The central motivation for domain theory is recursion: we have a program, type, or even programming language, say x, that is defined by an equation between x and a term that contains x. Denotationally, we naturally interpret the term as a function or functor F, and hence wish to find an interpretation X of x such that F(X) = X. Such an X is called a fixpoint. Moreover, if there are many choices of fixpoint, we would like there to be one that is ‘canonical’, which should line up with how the recursive program, type, etc behaves operationally in our application. Finally, we would like our mathematics to be able to handle the fact that some recursive definitions do not terminate.

This machinery can be provided by interpreting our programs and/or types in a mathematical universe of (pointed) directed-complete partial orders (dcpo’s), in which fixpoints are guaranteed to exist, and to be calculable in a uniform manner. The notion of (algebraic or continuous) domain extends dcpo’s with a basis, a certain subset that is well behaved with respect to an approximation order, which allows one to model non-termination and, indeed, other computational properties such as evaluation order.

I should note that I do not find the definitions of dcpo or domain particularly obvious; unlike a lot of useful mathematics that computer scientists use, this is not a beautiful concept that arises from pure mathematics that we then make use of, but rather something engineered for application.
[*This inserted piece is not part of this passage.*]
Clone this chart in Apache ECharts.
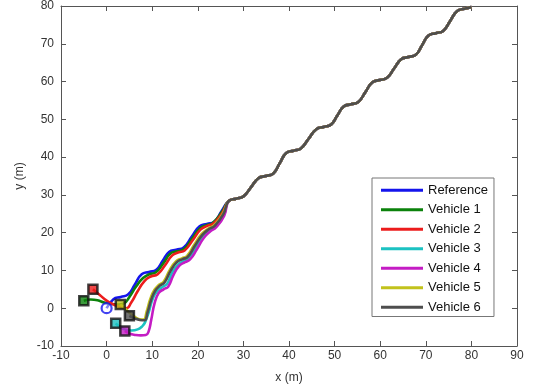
<!DOCTYPE html>
<html><head><meta charset="utf-8">
<script src="https://cdn.jsdelivr.net/npm/echarts@6/dist/echarts.min.js"></script>
<style>html,body{margin:0;padding:0;background:#fff}#c{width:540px;height:390px}</style>
</head><body><div id="c"></div>
<script>
const seriesNames = ['Reference','Vehicle 1','Vehicle 2','Vehicle 3','Vehicle 4','Vehicle 5','Vehicle 6'];
const xTicks = [-10,0,10,20,30,40,50,60,70,80,90];
const yTicks = [-10,0,10,20,30,40,50,60,70,80];
const xName = 'x (m)';
const yName = 'y (m)';

const reference = [[0,0],[1.5,2.4],[3.1,3.0],[4.7,3.6],[6.2,6.3],
 [7.7,9.0],[9.3,9.6],[10.9,10.2],[12.3,12.55],
 [13.7,14.9],[15.3,15.5],[16.9,16.1],[18.65,18.9],
 [20.4,21.7],[22.0,22.3],[23.6,22.9],[25.2,25.65],
 [26.8,28.4],[28.4,29.0],[30.0,29.6],[31.65,32.0],
 [33.3,34.4],[34.9,35.0],[36.5,35.6],[37.95,38.35],
 [39.4,41.1],[41.0,41.7],[42.6,42.3],[44.3,44.85],
 [46.0,47.4],[47.6,48.0],[49.2,48.6],[50.6,51.0],
 [52.0,53.4],[53.6,54.0],[55.2,54.6],[56.75,57.2],
 [58.3,59.8],[59.9,60.4],[61.5,61.0],[63.05,63.45],
 [64.6,65.9],[66.2,66.5],[67.8,67.1],[69.2,69.65],
 [70.6,72.2],[72.2,72.8],[73.8,73.4],[75.35,76.05],
 [76.9,78.7],[78.5,79.3],[80.0,79.7]];

const vehicle1Head = [[-5,2],[-3.5,2.3],[-2,2.1],[-0.5,1.5],[1,1.1],[2.5,1.0],[3.8,1.3],[5,3.0],[6.5,5.8],[8,8.0],[9.4,9.0],[10.8,9.5],[12.5,12.0],[14,14.5],[15.5,15.1],[16.8,15.5],[18.8,18.5],[20.5,21.2],[21.9,22.0],[23.2,22.5],[25.3,25.5]];
const vehicle2Head = [[-3,5],[-1.5,3.5],[0,2.0],[1.5,1.0],[3,0.3],[4.3,0.0],[5.4,1.5],[6.8,4.5],[8.3,7.2],[9.7,8.4],[11.2,9.0],[12.9,11.5],[14.4,14.0],[15.8,14.8],[17.1,15.3],[19.0,18.2],[20.6,20.8],[22.1,21.8],[23.4,22.4],[25.4,25.3]];
const vehicle3Head = [[2,-4],[3,-5],[4,-5.6],[5.5,-5.9],[6.8,-5.6],[7.8,-4.8],[8.4,-3.8],[9.2,-1.2],[10.2,2.8],[11.3,4.8],[12.5,5.8],[13.3,6.5],[14.4,9.4],[15.7,11.6],[17.0,12.5],[18.1,13.2],[19.6,16.0],[21.1,19.0],[22.5,20.6],[23.8,21.6],[25.7,24.7]];
const vehicle4Head = [[4,-6],[5,-6.7],[6,-7.0],[7.5,-7.2],[8.6,-7.1],[9.2,-6.2],[9.8,-3.0],[10.5,1.2],[11.4,4.0],[12.5,5.0],[13.5,5.7],[14.6,8.6],[15.9,11.2],[17.2,12.2],[18.3,12.9],[19.8,15.6],[21.3,18.6],[22.7,20.3],[24.0,21.4],[25.8,24.5]];
const vehicle5Head = [[3,1],[4,0],[5,-1.2],[6.2,-2.3],[7.2,-2.9],[8.1,-3.0],[8.8,-0.8],[9.6,2.5],[10.5,4.9],[11.5,6.2],[12.5,7.0],[13.8,10.0],[15.2,12.4],[16.5,13.2],[17.6,13.8],[19.2,16.8],[20.8,19.6],[22.3,21.1],[23.6,22.0],[25.5,25.0]];
const vehicle6Head = [[5,-2],[6.2,-2.7],[7.3,-3.1],[8.3,-3.2],[9.0,-1.0],[9.8,2.3],[10.7,4.7],[11.7,6.0],[12.7,6.8],[14.0,9.8],[15.4,12.2],[16.7,13.0],[17.8,13.6],[19.4,16.6],[21.0,19.4],[22.4,20.9],[23.7,21.8],[25.6,24.9]];

const tailStartX = 26.5;
const colors = ['#1414ec','#0b820b','#ec1c1c','#1cc2c2','#c41cc4','#c2c21c','#4e4e4e'];

const sharedTail = reference.filter(p => p[0] >= tailStartX);
const heads = [vehicle1Head, vehicle2Head, vehicle3Head, vehicle4Head, vehicle5Head, vehicle6Head];
const paths = [reference].concat(heads.map(h => h.concat(sharedTail)));

const font = 'Liberation Sans, Arial, sans-serif';
const lineSeries = paths.map((p, i) => ({
  name: seriesNames[i], type: 'line', data: p, showSymbol: false, smooth: 0.5,
  lineStyle: { color: colors[i], width: 2.6 }, itemStyle: { color: colors[i] }, z: 2 + i
}));
const markerSeries = heads.map((h, i) => ({
  type: 'scatter', data: [h[0]], symbol: 'rect', symbolSize: 9, z: 20,
  itemStyle: { color: colors[i + 1], borderColor: '#111', borderWidth: 2.5 }
}));
markerSeries.push({
  type: 'scatter', data: [reference[0]], symbol: 'circle', symbolSize: 10, z: 21,
  itemStyle: { color: 'rgba(255,255,255,0.6)', borderColor: colors[0], borderWidth: 2.2 }
});

const xMin = xTicks[0], xMax = xTicks[xTicks.length - 1], xStep = xTicks[1] - xTicks[0];
const yMin = yTicks[0], yMax = yTicks[yTicks.length - 1], yStep = yTicks[1] - yTicks[0];
const frameColor = '#555';
function axisBase(extra) {
  return Object.assign({
    type: 'value', splitLine: { show: false },
    axisLine: { show: true, onZero: false, lineStyle: { color: frameColor, width: 1 } },
    axisTick: { show: true, inside: true, length: 5, lineStyle: { color: frameColor } }
  }, extra);
}

const chart = echarts.init(document.getElementById('c'), null, { renderer: 'canvas' });
chart.setOption({
  animation: false,
  backgroundColor: '#fff',
  grid: { left: 61, right: 23, top: 6, bottom: 44, outerBoundsMode: 'none', containLabel: false },
  xAxis: [
    axisBase({ position: 'bottom', min: xMin, max: xMax, interval: xStep,
      name: xName, nameLocation: 'middle', nameGap: 26,
      nameTextStyle: { fontFamily: font, fontSize: 12, color: '#333' },
      axisLabel: { margin: 4, fontFamily: font, fontSize: 12, color: '#333' } }),
    axisBase({ position: 'top', min: xMin, max: xMax, interval: xStep, axisLabel: { show: false } })
  ],
  yAxis: [
    axisBase({ position: 'left', min: yMin, max: yMax, interval: yStep,
      name: yName, nameLocation: 'middle', nameGap: 34, nameRotate: 90,
      nameTextStyle: { fontFamily: font, fontSize: 12, color: '#333' },
      axisLabel: { margin: 7, fontFamily: font, fontSize: 12, color: '#333' } }),
    axisBase({ position: 'right', min: yMin, max: yMax, interval: yStep, axisLabel: { show: false } })
  ],
  legend: {
    data: seriesNames, orient: 'vertical', left: 372, top: 178,
    padding: [5, 6, 2, 9], itemGap: 5, itemWidth: 42, itemHeight: 3, icon: 'rect',
    borderColor: '#777', borderWidth: 1, backgroundColor: '#fff',
    textStyle: { fontFamily: font, fontSize: 13, color: '#111', lineHeight: 14.5 }
  },
  series: lineSeries.concat(markerSeries)
});
</script></body></html>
I find the fact that the central definitions all involve quantification over all possible directed subsets to be a little slippery to develop intuition for. Perhaps this is not just a personal failing, as a later chapter of this book remarks that “[the] elaboration of the resulting theory showed that these structures do indeed work; they meet the requirements with which we began. The question remains whether another class of structures might have served as well or better”. I do find the attempts to explore alternatives via axiomatic or synthetic approaches quite interesting; I am not completely sure what extent these attempts have succeeded in supplanting ‘classical domain theory’ in the two decades since this book appeared, but I know that they remain a focus of interesting work (e.g. here).